Today, seeing someone like that, I would say, oh, this is a difficult situation. I would be comfortable talking to her when she said, why do I cry all the time? Tell me more about that. She'd had all the chemotherapy, there was nothing to do. You see this all the time on hospital wards. I had a student once. I noticed on rounds and she just looked in, waved at this guy and walked on. I said, aren't you gonna talk? She said, no, he's got cancer. He's depressed. She said, I'd be depressed too. There's nothing I can do. This is the attitude. This was my attitude. You're helping me recreate some of what was going on with me. I was being physically disease oriented. There was nothing to do from that standpoint. 

Christine Ko: Yeah. 

Robert Smith: I didn't realize until I read her notebook.

Christine Ko: Yeah. Yeah. 

Robert Smith: I basically was relieved when she died. It was [00:21:00] only when I read what she said about me that that's what crystallized me changing. 

Christine Ko: Yeah. And you're absolutely right. As I've gotten older and I've understood myself more, it definitely helps when I'm talking to patients, but also anyone. It helps when I have more understanding of myself.

Robert Smith: That's a nice recognition, Christine. These things that happen in medicine also happen outside of medicine. When I was at Michigan State, I taught residents about this self-awareness and so on. I can't tell you how many times they came back and said, I tried that with my wife. Other ways to do this: meditation. Another thing that I think is very effective is free writing. Write your thoughts of the day, but focus on what you liked that happened to you, what you didn't like that happened to you, and what the emotions were in all [00:22:00] instances, and what behaviors followed the emotion. This is how you develop self-awareness with patients. You need to be aware of it with each patient, right there with them, and in tune with yourself.   

Christine Ko: Yeah.

Robert Smith: This is what in the psychiatry literature is called countertransference. It's the doctor's emotional reaction to the patient. It's powerful. I'm control oriented. I would get into battles with control oriented people. Two type A personalities, they're clashing. That's not a good doctor patient relationship. And so over time you learn to release control, let the patient have some control, and yet tactically yourself remaining in control of the overall interaction.

Christine Ko: Yeah. 

Robert Smith: These are incredibly complex skills. They're counterintuitive. 

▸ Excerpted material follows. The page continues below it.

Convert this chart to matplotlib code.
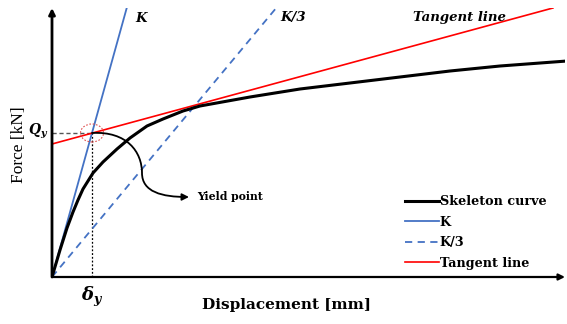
import numpy as np
import matplotlib
matplotlib.use("Agg")
import matplotlib.pyplot as plt
from matplotlib.patches import Ellipse, FancyArrowPatch
from matplotlib.path import Path

plt.rcParams["mathtext.fontset"] = "dejavuserif"

# Skeleton curve (arbitrary units)
disp = [0, 8, 15, 21, 26, 31, 41, 51, 65, 78, 95, 111, 131, 148, 198, 248, 298,
        348, 398, 448, 515]
force = [0, 27, 49, 65, 77, 88, 104, 115, 128, 139, 151, 158, 166, 171, 180, 188,
         194, 200, 206, 211, 216]

# Stiffness lines and yield point
k_initial = 3.6
k_third = k_initial / 3
tangent_intercept = 133.0
tangent_slope = 0.2715
delta_y = 40.0
q_y = 144.0

x_max, y_max = 513, 269

fig = plt.figure(figsize=(5.67, 3.24), dpi=100)
ax = fig.add_axes([52 / 567, 47 / 324, 513 / 567, 269 / 324])
ax.set_xlim(0, x_max)
ax.set_ylim(0, y_max)
for s in ax.spines.values():
    s.set_visible(False)
ax.set_xticks([])
ax.set_yticks([])

blue = "#4472C4"
red = "#FF0000"

# K line
xk = np.array([0, y_max / k_initial])
ax.plot(xk, k_initial * xk, color=blue, lw=1.3, label="K", zorder=3)
# K/3 line
xk3 = np.array([0, y_max / k_third])
ax.plot(xk3, k_third * xk3, color=blue, lw=1.3, ls=(0, (4, 3)), label="K/3", zorder=3)
# Tangent line
xt = np.array([0, (y_max - tangent_intercept) / tangent_slope])
ax.plot(xt, tangent_intercept + tangent_slope * xt, color=red, lw=1.2,
        label="Tangent line", zorder=3)
# Skeleton curve
ax.plot(disp, force, color="black", lw=2.2, label="Skeleton curve", zorder=4,
        solid_joinstyle="round")

# Yield point guides
ax.plot([0, delta_y], [q_y, q_y], color="#555555", lw=1.0, ls=(0, (3, 2)), zorder=2)
ax.plot([delta_y, delta_y], [0, q_y], color="black", lw=0.9, ls=(0, (1.5, 1.5)), zorder=2)
ax.add_patch(Ellipse((delta_y, q_y), 23, 18, fill=False, edgecolor="#e05050",
                     lw=0.8, ls=(0, (1.5, 1.5)), zorder=5))

# Curved pointer to the yield point label
verts = [(delta_y, q_y), (75, 146), (90, 125), (90, 104),
         (90, 85), (110, 80), (137, 80)]
codes = [Path.MOVETO, Path.CURVE4, Path.CURVE4, Path.CURVE4,
         Path.CURVE4, Path.CURVE4, Path.CURVE4]
ax.add_patch(FancyArrowPatch(path=Path(verts, codes), arrowstyle="-|>",
                             mutation_scale=10, color="black", lw=1.3, zorder=6))
ax.text(145, 80, "Yield point", family="DejaVu Serif", fontweight="bold",
        fontsize=7.8, va="center", ha="left")

# Axes with arrowheads
ax.annotate("", xy=(0, 1.0), xytext=(0, 0), xycoords="axes fraction",
            arrowprops=dict(arrowstyle="-|>", color="black", lw=2.0,
                            mutation_scale=9, shrinkA=0, shrinkB=0))
ax.annotate("", xy=(1.0, 0), xytext=(0, 0), xycoords="axes fraction",
            arrowprops=dict(arrowstyle="-|>", color="black", lw=1.6,
                            mutation_scale=9, shrinkA=0, shrinkB=0))

# Line labels
lab = dict(family="DejaVu Serif", fontstyle="italic", fontweight="bold",
           fontsize=9.5, va="center", ha="left", clip_on=False)
ax.text(83, 259, "K", **lab)
ax.text(228, 259, "K/3", **lab)
ax.text(361, 259, "Tangent line", **lab)

# Yield values
ax.text(-14, q_y + 2, r"$\mathbfit{Q_y}$", fontsize=10, ha="center", va="center",
        clip_on=False)
ax.text(delta_y, -20, r"$\mathbfit{\delta_y}$", fontsize=13, ha="center", va="center",
        clip_on=False)

# Axis titles
fig.text(19 / 567, 1 - 145 / 324, "Force [kN]", family="Liberation Serif",
         fontsize=12.5, rotation=90, ha="center", va="center")
fig.text(286 / 567, 1 - 305 / 324, "Displacement [mm]", family="DejaVu Serif",
         fontweight="bold", fontsize=11, ha="center", va="center")

# Legend
handles, labels = ax.get_legend_handles_labels()
order = [3, 0, 1, 2]
ax.legend([handles[i] for i in order], [labels[i] for i in order],
          loc="upper left", bbox_to_anchor=(347 / 513, 88 / 269), frameon=False,
          prop=dict(family="DejaVu Serif", weight="bold", size=9.2),
          handlelength=2.6, handletextpad=0.1, labelspacing=0.58, borderpad=0)

fig.savefig("out.png", dpi=100)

Christine Ko: System change needs [00:23:00] to happen, and I appreciate that you did talk about what an individual can do. You said, barring psychotherapy, just meditate or journal or think about what happened that I liked, what I didn't like, and then what I did. I appreciate those. 

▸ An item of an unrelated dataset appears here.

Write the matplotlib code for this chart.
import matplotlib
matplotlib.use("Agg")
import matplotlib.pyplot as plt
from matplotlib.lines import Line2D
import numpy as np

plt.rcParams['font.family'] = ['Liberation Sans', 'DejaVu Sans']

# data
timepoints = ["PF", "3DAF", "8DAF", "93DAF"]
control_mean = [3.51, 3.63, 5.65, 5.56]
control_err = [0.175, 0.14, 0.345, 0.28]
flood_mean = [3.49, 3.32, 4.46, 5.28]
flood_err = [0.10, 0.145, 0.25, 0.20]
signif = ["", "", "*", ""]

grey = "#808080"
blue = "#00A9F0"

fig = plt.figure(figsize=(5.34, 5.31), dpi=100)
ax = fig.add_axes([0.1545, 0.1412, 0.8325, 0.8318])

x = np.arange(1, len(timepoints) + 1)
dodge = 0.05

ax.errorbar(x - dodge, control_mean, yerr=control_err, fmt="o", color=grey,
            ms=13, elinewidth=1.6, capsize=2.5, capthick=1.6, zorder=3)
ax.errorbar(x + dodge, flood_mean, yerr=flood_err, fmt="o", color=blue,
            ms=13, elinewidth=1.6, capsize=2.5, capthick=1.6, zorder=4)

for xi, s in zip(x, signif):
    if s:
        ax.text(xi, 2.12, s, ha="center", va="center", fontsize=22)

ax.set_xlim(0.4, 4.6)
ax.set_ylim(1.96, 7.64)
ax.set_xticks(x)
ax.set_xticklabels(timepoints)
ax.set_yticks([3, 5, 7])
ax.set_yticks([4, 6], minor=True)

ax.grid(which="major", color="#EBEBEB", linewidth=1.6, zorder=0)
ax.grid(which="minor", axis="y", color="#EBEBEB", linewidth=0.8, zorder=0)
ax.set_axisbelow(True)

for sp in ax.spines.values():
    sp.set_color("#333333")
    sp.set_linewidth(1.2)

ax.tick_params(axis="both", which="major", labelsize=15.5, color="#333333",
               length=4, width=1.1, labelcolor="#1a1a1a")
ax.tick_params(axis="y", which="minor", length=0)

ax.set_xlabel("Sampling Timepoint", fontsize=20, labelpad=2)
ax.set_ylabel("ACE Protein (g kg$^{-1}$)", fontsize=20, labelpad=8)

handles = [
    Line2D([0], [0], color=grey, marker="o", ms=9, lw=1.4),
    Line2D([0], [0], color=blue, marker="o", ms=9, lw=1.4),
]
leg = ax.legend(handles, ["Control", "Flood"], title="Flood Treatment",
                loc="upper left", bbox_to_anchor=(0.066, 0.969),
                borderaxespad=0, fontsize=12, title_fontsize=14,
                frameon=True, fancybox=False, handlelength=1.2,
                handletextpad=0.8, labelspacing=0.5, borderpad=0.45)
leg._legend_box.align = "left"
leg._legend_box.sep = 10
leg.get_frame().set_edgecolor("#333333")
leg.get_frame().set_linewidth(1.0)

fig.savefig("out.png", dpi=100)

Robert Smith: Christine, as I recommend, it doesn't have to be one of these, it can be all of 'em. Work with emotional people. Most of us are taught to suppress emotions in the professions. Work with emotional people, read emotional, inspiring books and movies, waken your own emotional self. 

Christine Ko: Yeah. That's great. Do you have any final thoughts? 

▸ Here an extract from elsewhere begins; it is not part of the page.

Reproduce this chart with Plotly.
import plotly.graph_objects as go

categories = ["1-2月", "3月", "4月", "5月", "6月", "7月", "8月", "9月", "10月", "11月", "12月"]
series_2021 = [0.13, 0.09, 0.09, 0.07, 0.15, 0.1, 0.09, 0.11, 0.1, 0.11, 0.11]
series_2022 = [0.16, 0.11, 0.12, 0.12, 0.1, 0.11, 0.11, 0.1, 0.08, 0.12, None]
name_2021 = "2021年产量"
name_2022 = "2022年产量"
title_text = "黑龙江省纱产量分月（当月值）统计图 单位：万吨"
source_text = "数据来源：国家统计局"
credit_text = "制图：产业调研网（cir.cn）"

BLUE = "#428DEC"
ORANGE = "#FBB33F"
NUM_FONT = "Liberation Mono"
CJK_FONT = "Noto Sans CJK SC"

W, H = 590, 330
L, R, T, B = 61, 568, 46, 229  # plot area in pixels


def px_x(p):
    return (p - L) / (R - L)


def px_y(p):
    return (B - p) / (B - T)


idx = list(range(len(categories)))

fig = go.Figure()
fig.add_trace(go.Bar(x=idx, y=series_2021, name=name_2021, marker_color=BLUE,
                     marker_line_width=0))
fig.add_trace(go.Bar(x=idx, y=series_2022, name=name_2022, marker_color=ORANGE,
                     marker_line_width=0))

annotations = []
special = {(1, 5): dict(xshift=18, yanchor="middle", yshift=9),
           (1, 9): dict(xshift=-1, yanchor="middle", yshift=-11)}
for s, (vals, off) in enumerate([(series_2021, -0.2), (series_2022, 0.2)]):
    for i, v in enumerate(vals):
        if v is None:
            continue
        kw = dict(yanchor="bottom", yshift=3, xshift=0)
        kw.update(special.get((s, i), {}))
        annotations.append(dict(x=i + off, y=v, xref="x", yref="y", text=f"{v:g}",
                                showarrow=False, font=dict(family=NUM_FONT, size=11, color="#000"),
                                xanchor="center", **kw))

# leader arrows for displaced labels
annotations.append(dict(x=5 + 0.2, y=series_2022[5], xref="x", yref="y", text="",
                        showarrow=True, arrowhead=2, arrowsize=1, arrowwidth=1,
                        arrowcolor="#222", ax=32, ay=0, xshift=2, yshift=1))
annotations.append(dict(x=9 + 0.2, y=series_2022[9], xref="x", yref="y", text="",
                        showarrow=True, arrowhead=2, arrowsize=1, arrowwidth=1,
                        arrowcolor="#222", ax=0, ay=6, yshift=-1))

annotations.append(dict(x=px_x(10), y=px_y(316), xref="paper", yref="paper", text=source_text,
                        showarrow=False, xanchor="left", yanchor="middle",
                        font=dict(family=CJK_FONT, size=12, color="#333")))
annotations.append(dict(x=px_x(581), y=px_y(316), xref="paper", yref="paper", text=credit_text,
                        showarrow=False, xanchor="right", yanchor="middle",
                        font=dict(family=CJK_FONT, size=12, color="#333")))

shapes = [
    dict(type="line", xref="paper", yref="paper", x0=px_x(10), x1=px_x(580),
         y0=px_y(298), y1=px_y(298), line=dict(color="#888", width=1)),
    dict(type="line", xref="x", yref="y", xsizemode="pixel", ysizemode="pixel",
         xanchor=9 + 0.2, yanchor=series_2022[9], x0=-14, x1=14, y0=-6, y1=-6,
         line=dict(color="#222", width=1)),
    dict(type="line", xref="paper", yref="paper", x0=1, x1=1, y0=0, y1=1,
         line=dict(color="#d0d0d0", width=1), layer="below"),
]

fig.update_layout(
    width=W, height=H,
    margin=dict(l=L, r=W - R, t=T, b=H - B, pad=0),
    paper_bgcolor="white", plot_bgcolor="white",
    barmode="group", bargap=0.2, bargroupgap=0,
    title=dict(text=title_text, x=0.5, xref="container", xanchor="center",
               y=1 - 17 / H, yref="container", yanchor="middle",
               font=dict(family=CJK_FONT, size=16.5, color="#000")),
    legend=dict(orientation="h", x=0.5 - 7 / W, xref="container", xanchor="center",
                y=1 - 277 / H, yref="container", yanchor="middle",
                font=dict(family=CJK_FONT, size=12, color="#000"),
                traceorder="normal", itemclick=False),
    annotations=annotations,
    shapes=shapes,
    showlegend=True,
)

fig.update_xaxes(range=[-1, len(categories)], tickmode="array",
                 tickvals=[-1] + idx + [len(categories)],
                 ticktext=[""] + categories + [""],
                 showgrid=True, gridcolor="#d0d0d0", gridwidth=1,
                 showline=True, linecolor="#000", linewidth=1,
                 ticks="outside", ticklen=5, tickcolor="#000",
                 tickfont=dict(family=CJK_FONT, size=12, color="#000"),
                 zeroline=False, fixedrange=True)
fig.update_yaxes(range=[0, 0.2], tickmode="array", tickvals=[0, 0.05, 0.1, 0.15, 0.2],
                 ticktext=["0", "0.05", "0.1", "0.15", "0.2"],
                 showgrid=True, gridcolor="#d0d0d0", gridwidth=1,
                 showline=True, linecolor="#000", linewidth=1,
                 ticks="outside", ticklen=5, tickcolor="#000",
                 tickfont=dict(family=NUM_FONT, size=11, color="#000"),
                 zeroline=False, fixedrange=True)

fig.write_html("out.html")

Robert Smith: I'm interested in angering the public. I would like people to go to my website. It's robertcsmithmd.com. Don't forget the MD. Smith is too common a name. You won't find me without it. So it's robertcsmithmd.com. The [00:24:00] landing page there, you will immediately see a square that says, act now. This will lead you to a sample letter that you can send to the president, the National Academy of Medicine, the surgeon general, your senator, and your congressperson. All you do is hit the email and plug the letter into it. Ideally, given that so many people among us have had mental health problems themselves and probably trouble accessing good care, put a paragraph in also about your own problems and why it's specifically important to you, and then send it. This is the way we want to activate the politicians to do something about this.  

Christine Ko: Okay. I appreciate that. Thank you so much for your time.

Robert Smith: Oh, my pleasure, Christine. Good to talk with you again.